Here are the relevant extract of GST reference in Budget speech 2015 and other budget documents -
1. We are now embarked on two more game changing reforms. GST and what the Economic Survey has called the JAM Trinity – Jan Dhan, Aadhar and Mobile – to implement direct transfer of benefits. GST will put in place a stateof-the-art indirect tax system by 1st April, 2016. The JAM Trinity will allow us to transfer benefits in a leakage-proof, well-targetted and cashless manner.
2. We need to revive growth and investment to ensure that more jobs are created for our youth and benefits of development reach millions of our poor. We need an enabling tax policy for this. I have already introduced the Bill to amend the Constitution of India for Goods and Services Tax (GST) in the last Session of this august House. GST is expected to play a transformative role in the way our economy functions. It will add buoyancy to our economy by developing a common Indian market and reducing the cascading effect on the cost of goods and services. We are moving in various fronts to implement GST from the next year.
3. As part of the movement towards GST, I propose to subsume the Education Cess and the Secondary and Higher Education Cess in Central Excise duty. In effect, the general rate of Central Excise Duty of 12.36% including the cesses is being rounded off to 12.5%. I also propose to revise the specific rates of Central Excise duty in certain other commodities, as detailed in the Annexure. However, in the case of petrol and diesel such specific rates are being revised only to the extent of subsuming the quantum of education cess presently levied on them, keeping the total incidence of excise duties unchanged. The ad-valorem rates of excise duty lower than 12% and those higher than 12% with a few exceptions are not being increased. Some changes are also being made to excise levy on cigarettes and the compounded levy scheme applicable to pan masala, gutkha and certain other tobacco products.
4. Introduction of GST is eagerly awaited by Trade and Industry. To facilitate a smooth transition to levy of tax on services by both the Centre and the States, it is proposed to increase the present rate of service tax plus education cesses from 12.36% to a consolidated rate of 14%.
5. Hassle Free Business Environment: Created a non-adversarial tax regime, ending tax terrorism; Secured the political agreement on the goods and services tax (GST), that will allow legislative passage of the constitutional amendment bill.
6. The debate whether to introduce a Goods and Services Tax (GST) must now come to an end. We have discussed the issue for the past many years. Some States have been apprehensive about surrendering their taxation jurisdiction; others want to be adequately compensated. I have discussed the matter with the States both individually and collectively. I do hope we are able to find a solution in the course of this year and approve the legislative scheme which enables the introduction of GST. This will streamline the tax administration, avoid harassment of the business and result in higher revenue collection both for the Centre and the States.
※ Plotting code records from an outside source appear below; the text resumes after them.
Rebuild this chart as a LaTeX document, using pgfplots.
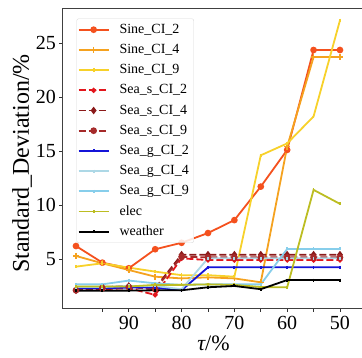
\documentclass[border=0pt]{standalone}
\usepackage{fontspec}
\setmainfont{Liberation Serif}
\usepackage{pgfplots}
\pgfplotsset{compat=1.18}
\definecolor{cSineA}{HTML}{F4511E}
\definecolor{cSineB}{HTML}{F5A21F}
\definecolor{cSineC}{HTML}{F7D12A}
\definecolor{cSeaSA}{HTML}{E3161C}
\definecolor{cSeaSB}{HTML}{8B1A1A}
\definecolor{cSeaSC}{HTML}{A52A2A}
\definecolor{cSeaGA}{HTML}{1414D8}
\definecolor{cSeaGB}{HTML}{ADD8E6}
\definecolor{cSeaGC}{HTML}{87CEEB}
\definecolor{cElec}{HTML}{BCBD22}
\begin{document}
\begin{tikzpicture}
\begin{axis}[name=ax, scale only axis, width=301pt, height=300pt,
  x dir=reverse, xmin=45.45, xmax=102.46, ymin=0.46, ymax=28.24,
  xtick={50,55,...,95}, xticklabels={50,,60,,70,,80,,90,},
  ytick={5,10,15,20,25},
  tick align=outside, tick pos=left, major tick length=3.5pt,
  tick style={black!80, line width=0.8pt},
  axis line style={black!75, line width=1pt},
  /pgf/number format/assume math mode=true,
  ticklabel style={font=\fontsize{20}{24}\selectfont},
  xticklabel style={yshift=-1pt},
  xlabel={{\itshape τ}/\%}, ylabel={Standard\_Deviation/\%},
  xlabel style={font=\fontsize{22}{26}\selectfont, at={(axis description cs:0.5,-0.117)}, anchor=center},
  ylabel style={font=\fontsize{24}{28}\selectfont, at={(axis description cs:-0.136,0.482)}, anchor=center},
  every axis plot/.append style={line width=1.8pt},
  legend cell align=left,
  legend image code/.code={\draw[mark repeat=2,mark phase=2,#1] plot coordinates {(0pt,0pt) (15pt,0pt) (30pt,0pt)};},
  legend style={at={(0.045,0.965)}, anchor=north west, draw=black!15, fill=white, fill opacity=0.85, text opacity=1,
    rounded corners=2pt, font=\fontsize{14}{16}\selectfont, row sep=4.2pt, column sep=6pt,
    nodes={inner xsep=4pt, inner ysep=1.5pt, text height=10pt, text depth=3pt}, inner xsep=1pt, inner ysep=3pt},
]
\addplot[cSineA, mark=*, mark size=2.4pt] coordinates {(100,6.2)(95,4.66)(90,4.14)(85,5.9)(80,6.5)(75,7.4)(70,8.6)(65,11.7)(60,15.1)(55,24.35)(50,24.35)};
\addlegendentry{Sine\_CI\_2}
\addplot[cSineB, mark=+, mark size=3pt, mark options={line width=1.5pt}] coordinates {(100,5.28)(95,4.6)(90,3.98)(85,3.36)(80,3.2)(75,3.3)(70,3.2)(65,2.84)(60,15.4)(55,23.7)(50,23.7)};
\addlegendentry{Sine\_CI\_4}
\addplot[cSineC, mark=|, mark size=1.8pt] coordinates {(100,4.29)(95,4.6)(90,4.2)(85,3.83)(80,3.5)(75,3.5)(70,3.36)(65,14.6)(60,15.7)(55,18.2)(50,27.1)};
\addlegendentry{Sine\_CI\_9}
\addplot[cSeaSA, dash pattern=on 7pt off 3pt, mark=*, mark size=1.6pt, mark options={solid}] coordinates {(100,2.1)(95,2.2)(90,2.3)(85,1.67)(80,5.06)(75,4.9)(70,4.9)(65,4.9)(60,4.9)(55,4.9)(50,4.9)};
\addlegendentry{Sea\_s\_CI\_2}
\addplot[cSeaSB, dash pattern=on 7pt off 3pt, mark=diamond*, mark size=2.4pt, mark options={solid}] coordinates {(100,2.1)(95,2.4)(90,2.5)(85,2.3)(80,5.4)(75,5.4)(70,5.4)(65,5.4)(60,5.4)(55,5.4)(50,5.4)};
\addlegendentry{Sea\_s\_CI\_4}
\addplot[cSeaSC, dash pattern=on 7pt off 3pt, mark=*, mark size=2.4pt, mark options={solid}] coordinates {(100,2.1)(95,2.3)(90,2.4)(85,2.2)(80,5.2)(75,5.15)(70,5.15)(65,5.15)(60,5.15)(55,5.15)(50,5.15)};
\addlegendentry{Sea\_s\_CI\_9}
\addplot[cSeaGA, mark=|, mark size=1.5pt] coordinates {(100,2.3)(95,2.3)(90,2.35)(85,2.35)(80,2.1)(75,4.23)(70,4.23)(65,4.23)(60,4.23)(55,4.23)(50,4.23)};
\addlegendentry{Sea\_g\_CI\_2}
\addplot[cSeaGB, mark=|, mark size=1.5pt] coordinates {(100,2.4)(95,2.4)(90,2.5)(85,2.5)(80,2.2)(75,5.06)(70,5.06)(65,5.06)(60,5.06)(55,5.06)(50,5.06)};
\addlegendentry{Sea\_g\_CI\_4}
\addplot[cSeaGC, mark=|, mark size=1.5pt] coordinates {(100,2.65)(95,2.65)(90,3.0)(85,2.75)(80,2.6)(75,2.65)(70,2.65)(65,2.65)(60,5.93)(55,5.93)(50,5.93)};
\addlegendentry{Sea\_g\_CI\_9}
\addplot[cElec, mark=|, mark size=1.5pt] coordinates {(100,2.45)(95,2.45)(90,2.45)(85,2.6)(80,2.6)(75,2.65)(70,2.6)(65,2.4)(60,2.38)(55,11.4)(50,10.1)};
\addlegendentry{elec}
\addplot[black, mark=|, mark size=1.5pt] coordinates {(100,2.07)(95,2.07)(90,2.07)(85,2.1)(80,2.1)(75,2.38)(70,2.5)(65,2.2)(60,3.05)(55,3.05)(50,3.05)};
\addlegendentry{weather}
\end{axis}
\pgfresetboundingbox
\path[use as bounding box] ([shift={(-63pt,-49pt)}]ax.south west) rectangle ([shift={(-2pt,8pt)}]ax.north east);
\end{tikzpicture}
\end{document}
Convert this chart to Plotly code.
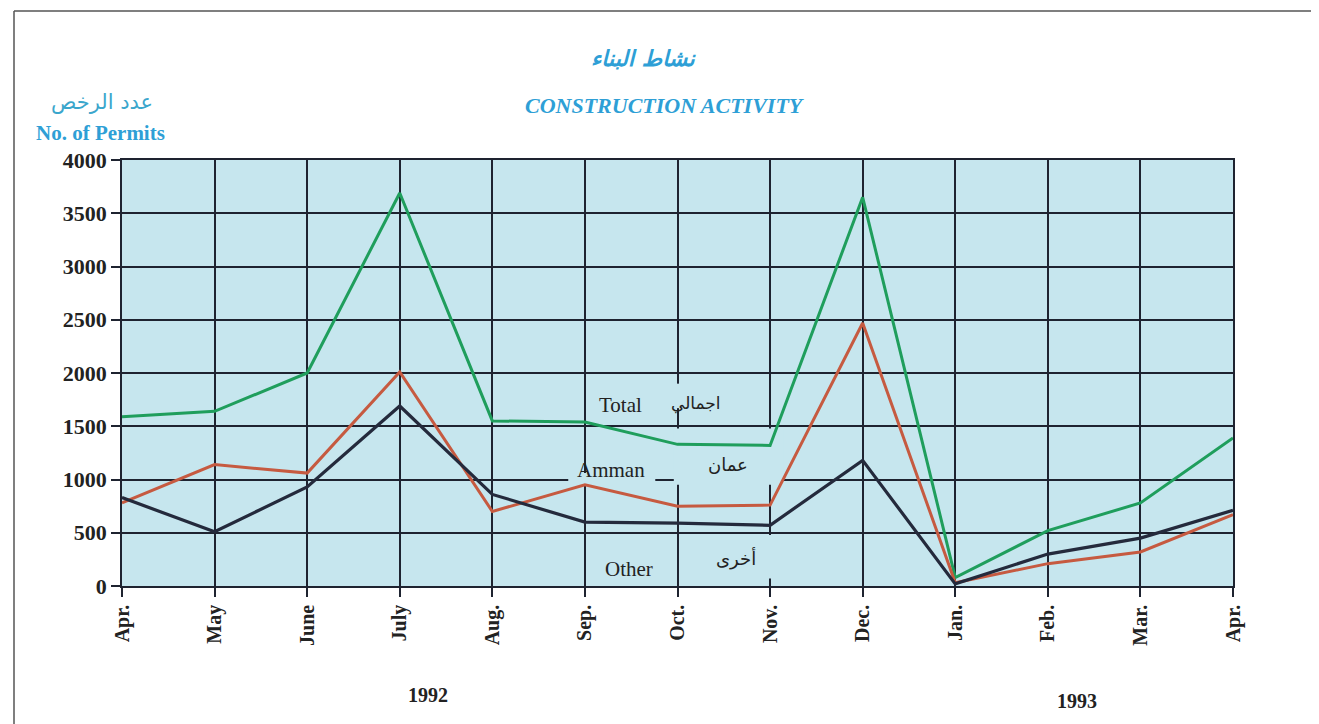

I assure all States that government will be more than fair in dealing with them.
7. The performance of key industrial sectors based on the Index of Industrial Production (IIP) reveals the reversal in trends of industrial production in 2014-15, which had slowed down since 2011-12. The revival of manufacturing sector has been unleashed in the “Make-in-India” initiative accompanied with several other initiatives of the Government. The growth momentum is likely to be continued in FY 2015-16 as well. Turnaround in economic activity expected in FY 2015-16 with the improvement in industrial, manufacturing and service industry, growth in exports and expectation of recovery of growth rate will provide a scope for achieving the budget targets in FY 2015-16 14. In the medium term, the most significant step from the point of view of broadening the tax base and improving revenue efficiency through better compliance is the introduction of Goods and Services Tax (GST). As far as Central taxes viz. Central Excise duties and Service Tax are concerned, a fair amount of integration has already been achieved, especially through the cross-flow of credits across the two taxes. It would be possible to realize full integration of the taxation of goods and services only when the State VAT is also subsumed and a full-fledged GST is launched. As a preparation for introduction of Goods and Service Tax (GST), Government has been taking consistent policy steps to expand the scope of service tax. To broaden the tax base, negative list approach to taxation of services was introduced with effect from 1st July, 2012. Negative List of Services and service tax exemptions were reviewed for broadening the tax base and also as a preparation for introduction of GST.